Monday's statement of the Chief Mufti's Office comes a day after on Sunday the warden of the main mosque in downtown Sofia suffered a brutal assault at the hands of unidentified attackers just minutes before the start of the morning prayer on Sunday.
In it, the Chief Mufti's Office refers to the incident of May 20, 2011, when extremists from the nationalist and far-right party Ataka assaulted praying Muslims outside the Sofiay Mosque Banya Bashi when an Ataka rally against the loudspeakers of the mosque got out of hand.
The Chief Mufti's Office, however, complains that numerous similar incidents have followed ever since, and that the Bulgarian state institutions have failed to protect the Muslims in Bulgaria and their temples.
"After this next case of violence against a Muslim and the desecration of a mosque, the Bulgarian Muslims community has received a clear message that the state is either unable to protect us, or doesn't want to do that, which leaves us in a very hard situation as citizens of the EU who were still hoping that there are sufficiently good democratic mechanisms for preventing repressions against us," reads the statement of the religious leadership of the Bulgarian Muslims.
"Unfortunately, our hope turned out to be illusionary, our expectations were not met, and we are now aware that we have to provide for our own security and rights. Nnumerous cases, some of them rather shocking, in the recent years lead us to assume that Muslims are unwanted in this country, and that pressure against us will continue... [They] show that part of the Bulgarian society is hostile and aggressive against Islam, Islamic values, and the Muslim community," the Chief Mufti's Office says stressing that the above-described incidents should not be treated as hooliganism or criminal acts "but as a common strategy and intolerance against the Muslims, which could probably lead to more large-scale operations."
"This kind of islamophobia and pressure expressed as threats, insults, restricting religious rights, and physical violence should be treated as an attempt to instigate inter-religious conflicts, a civil war, and a threat to the national security," the Chief Mufti's Office declares.
The statement further explains that even though after the attack on the Banya Bashi mosque on May 20, 2011, the Bulgarian Muslims "received the support of the politicians, the intelligentsia, and part of the society", similar incidents have continued to occur.
The Chief Mufti's Office says that on May 30, 2011, it alerted Interior Minister Tsvetan Tsvetanov about several more cases of physical assaults on praying Muslims but that it did not see any reaction from human rights organizations, the government, the civil society, the political parties.
"Why?
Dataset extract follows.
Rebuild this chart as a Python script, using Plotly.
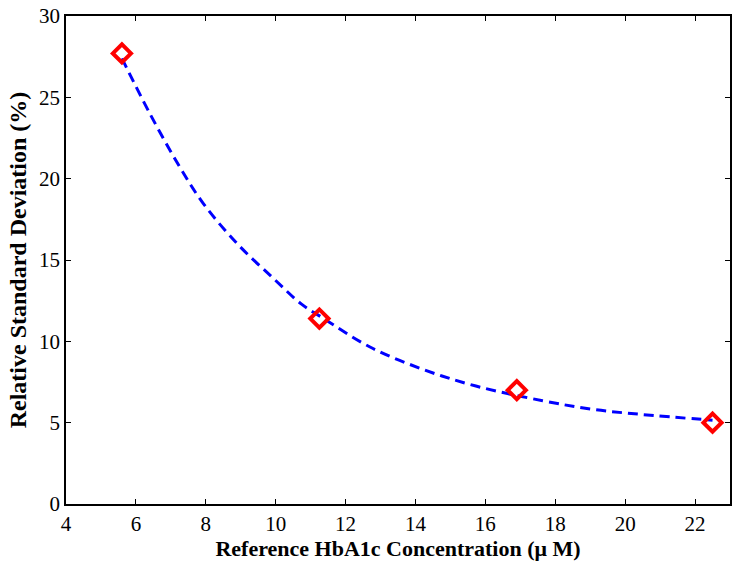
import plotly.graph_objects as go

# Measured points
conc = [5.6, 11.25, 16.9, 22.5]
rsd = [27.7, 11.4, 7.0, 5.0]

# Fitted curve
curve_x = [5.6, 6.4, 7.26, 7.92, 8.9, 9.92, 10.73, 11.3, 12.7, 14.21, 15.73, 17.64, 19.07, 20.5, 22.5]
curve_y = [27.4, 24.0, 20.7, 18.5, 16.0, 13.9, 12.3, 11.5, 9.65, 8.28, 7.25, 6.35, 5.82, 5.5, 5.15]

x_ticks = [4, 6, 8, 10, 12, 14, 16, 18, 20, 22]
y_ticks = [0, 5, 10, 15, 20, 25, 30]

fig = go.Figure()
fig.add_trace(go.Scatter(
    x=curve_x, y=curve_y, mode="lines", line_shape="spline",
    line=dict(color="#0000ff", width=3, dash="10px,6px"),
    showlegend=False, hoverinfo="skip",
))
fig.add_trace(go.Scatter(
    x=conc, y=rsd, mode="markers",
    marker=dict(symbol="diamond-open", size=14, color="#ff0000",
                line=dict(color="#ff0000", width=4)),
    showlegend=False,
))

font_tick = dict(family="Liberation Serif, Times New Roman, serif", size=21, color="black")
font_xtitle = dict(family="Liberation Serif, Times New Roman, serif", size=22, color="black")
font_ytitle = dict(family="Liberation Serif, Times New Roman, serif", size=24, color="black")

fig.update_layout(
    width=741, height=562,
    margin=dict(l=66, r=11, t=16, b=58, autoexpand=False),
    paper_bgcolor="white", plot_bgcolor="white",
    xaxis=dict(
        range=[4, 23], tickvals=x_ticks, ticks="inside", ticklen=5, tickcolor="black",
        showline=True, linecolor="black", linewidth=1.5, mirror="ticks",
        showgrid=False, zeroline=False, tickfont=font_tick, automargin=False,
        title=dict(text="<b>Reference HbA1c Concentration (μ M)</b>", font=font_xtitle, standoff=2),
    ),
    yaxis=dict(
        range=[0, 30], tickvals=y_ticks, ticks="inside", ticklen=5, tickcolor="black",
        showline=True, linecolor="black", linewidth=1.5, mirror="ticks",
        showgrid=False, zeroline=False, tickfont=font_tick, automargin=False,
        title=dict(text="<b>Relative Standard Deviation (%)</b>", font=font_ytitle, standoff=6),
    ),
)

fig.write_html("out.html", config={"displayModeBar": False},
               post_script="document.body.style.margin='0';document.body.style.overflow='hidden';")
Probably because we are now used to such incidents and because some circles acquiesce to the violence against us?.. The National Assembly of the Republic of Bulgaria adopted a declaration stating that the Muslims do not need to defend themselves because the authorities can do that. It turns out that this is not really true, and it is an attempt to put out the problem, to win time, and to blunt our feelings," says the office of the Bulgarian Chief Mufti.
It further calls upon the Muslims in the country to organize day and night guards as volunteers "in order to protect what the state fails to protect – the honor and dignity of Islam and Muslims."
"These steps are the beginning of a self-protection campaign. We are going to inform you of your next steps depending on the development of the problems and the desires of the community. In conclusion, we turn to our state leaders, institutions, and authorities, to all evil-minded people, to all Islamophobes, to all attackers – do you think that we love Bulgaria less than you?", concludes the Chief Mufti's Office.
The Muslim community in Bulgaria can be perceived as rather diverse as it consists of indigenous Muslims - ethnic Bulgarian Muslims (also known as Pomaks) and ethnic Turks – as well as immigrants from the Arab countries and Iran.